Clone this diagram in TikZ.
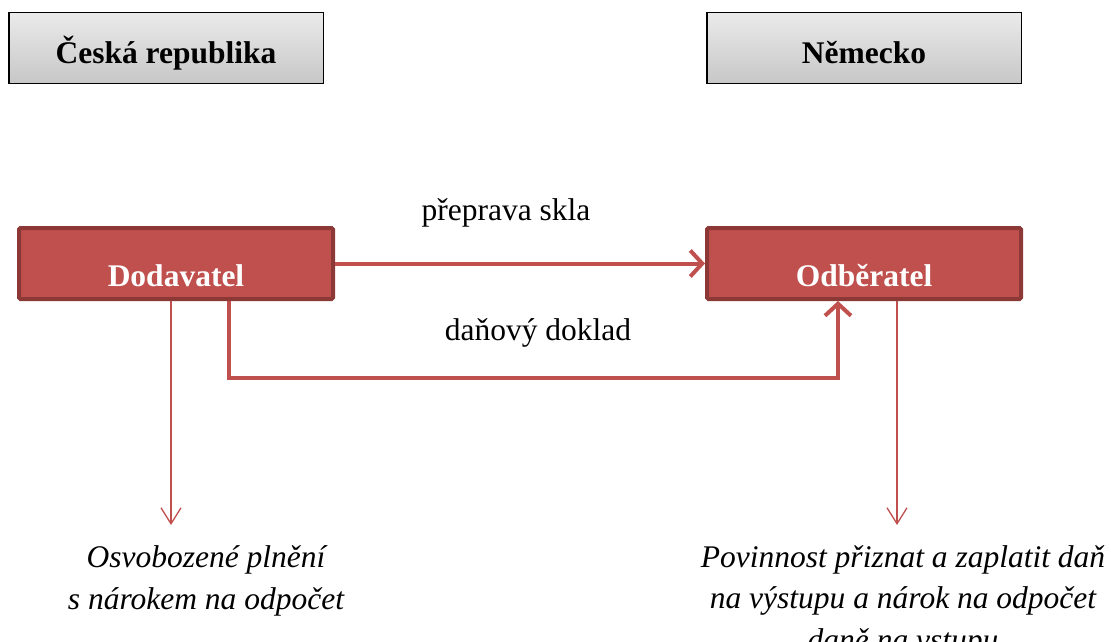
\documentclass[tikz,border=0pt]{standalone}
\usepackage{fontspec}
\setmainfont{Liberation Serif}
\usetikzlibrary{arrows.meta}
\definecolor{boxred}{HTML}{C0504D}
\definecolor{boxborder}{HTML}{8C3836}
\definecolor{linered}{HTML}{C0504D}
\begin{document}
\begin{tikzpicture}[x=1pt,y=-1pt,
  country/.style={draw=black, line width=1.5pt, top color=black!8, bottom color=black!22,
    minimum width=314.5pt, inner ysep=0pt, text height=51pt, text depth=19.5pt,
    font=\fontsize{31.5}{36}\selectfont\bfseries},
  party/.style={draw=boxborder, line width=4pt, fill=boxred, rounded corners=1.5pt,
    minimum width=314pt, inner ysep=0pt, text height=58pt, text depth=13pt, text=white,
    font=\fontsize{31.5}{36}\selectfont\bfseries},
  flow/.style={draw=linered, line width=4pt, -{Straight Barb[length=12pt,width=26pt]}},
  thinarrow/.style={draw=linered, line width=1.3pt, -{Straight Barb[length=16pt,width=20pt]}},
  lbl/.style={font=\fontsize{31.5}{36}\selectfont, inner sep=0pt},
  note/.style={font=\fontsize{31.5}{41.5}\selectfont\itshape, align=center, inner sep=0pt}
]
\useasboundingbox (0,0) rectangle (1111,642);
\node[country] (cz) at (166,48) {Česká republika};
\node[country] (de) at (864,48) {Německo};
\node[party] (dod) at (176,263.5) {Dodavatel};
\node[party] (odb) at (864,263.5) {Odběratel};
\draw[flow] (dod.east) -- (odb.west);
\node[lbl, anchor=base] (lp) at (506,220) {přeprava skla};
\coordinate (xl) at (229,378);
\coordinate (xr) at (838,378);
\draw[flow] (dod.south -| xl) -- (xl) -- (xr) -- (odb.south -| xr);
\node[lbl, anchor=base] (ld) at (538,340) {daňový doklad};
\coordinate (ta) at (171,525);
\coordinate (tb) at (897,525);
\draw[thinarrow] (dod.south -| ta) -- (ta);
\draw[thinarrow] (odb.south -| tb) -- (tb);
\node[note] (n1) at (206,581) {Osvobozené plnění\\s nárokem na odpočet};
\node[note] (n2) at (903,601) {Povinnost přiznat a zaplatit daň\\na výstupu a nárok na odpočet\\daně na vstupu};
\end{tikzpicture}
\end{document}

====================

All of the lines above should be retyped precisely, apart from the pictures.

- [Response to this exercise]:
Clone this diagram in TikZ.
\documentclass[tikz,border=0pt]{standalone}
\usepackage{fontspec}
\setmainfont{Liberation Serif}
\usetikzlibrary{arrows.meta}
\definecolor{boxred}{HTML}{C0504D}
\definecolor{boxborder}{HTML}{8C3836}
\definecolor{linered}{HTML}{C0504D}
\begin{document}
\begin{tikzpicture}[x=1pt,y=-1pt,
  country/.style={draw=black, line width=1.5pt, top color=black!8, bottom color=black!22,
    minimum width=314.5pt, inner ysep=0pt, text height=51pt, text depth=19.5pt,
    font=\fontsize{31.5}{36}\selectfont\bfseries},
  party/.style={draw=boxborder, line width=4pt, fill=boxred, rounded corners=1.5pt,
    minimum width=314pt, inner ysep=0pt, text height=58pt, text depth=13pt, text=white,
    font=\fontsize{31.5}{36}\selectfont\bfseries},
  flow/.style={draw=linered, line width=4pt, -{Straight Barb[length=12pt,width=26pt]}},
  thinarrow/.style={draw=linered, line width=1.3pt, -{Straight Barb[length=16pt,width=20pt]}},
  lbl/.style={font=\fontsize{31.5}{36}\selectfont, inner sep=0pt},
  note/.style={font=\fontsize{31.5}{41.5}\selectfont\itshape, align=center, inner sep=0pt}
]
\useasboundingbox (0,0) rectangle (1111,642);
\node[country] (cz) at (166,48) {Česká republika};
\node[country] (de) at (864,48) {Německo};
\node[party] (dod) at (176,263.5) {Dodavatel};
\node[party] (odb) at (864,263.5) {Odběratel};
\draw[flow] (dod.east) -- (odb.west);
\node[lbl, anchor=base] (lp) at (506,220) {přeprava skla};
\coordinate (xl) at (229,378);
\coordinate (xr) at (838,378);
\draw[flow] (dod.south -| xl) -- (xl) -- (xr) -- (odb.south -| xr);
\node[lbl, anchor=base] (ld) at (538,340) {daňový doklad};
\coordinate (ta) at (171,525);
\coordinate (tb) at (897,525);
\draw[thinarrow] (dod.south -| ta) -- (ta);
\draw[thinarrow] (odb.south -| tb) -- (tb);
\node[note] (n1) at (206,581) {Osvobozené plnění\\s nárokem na odpočet};
\node[note] (n2) at (903,601) {Povinnost přiznat a zaplatit daň\\na výstupu a nárok na odpočet\\daně na vstupu};
\end{tikzpicture}
\end{document}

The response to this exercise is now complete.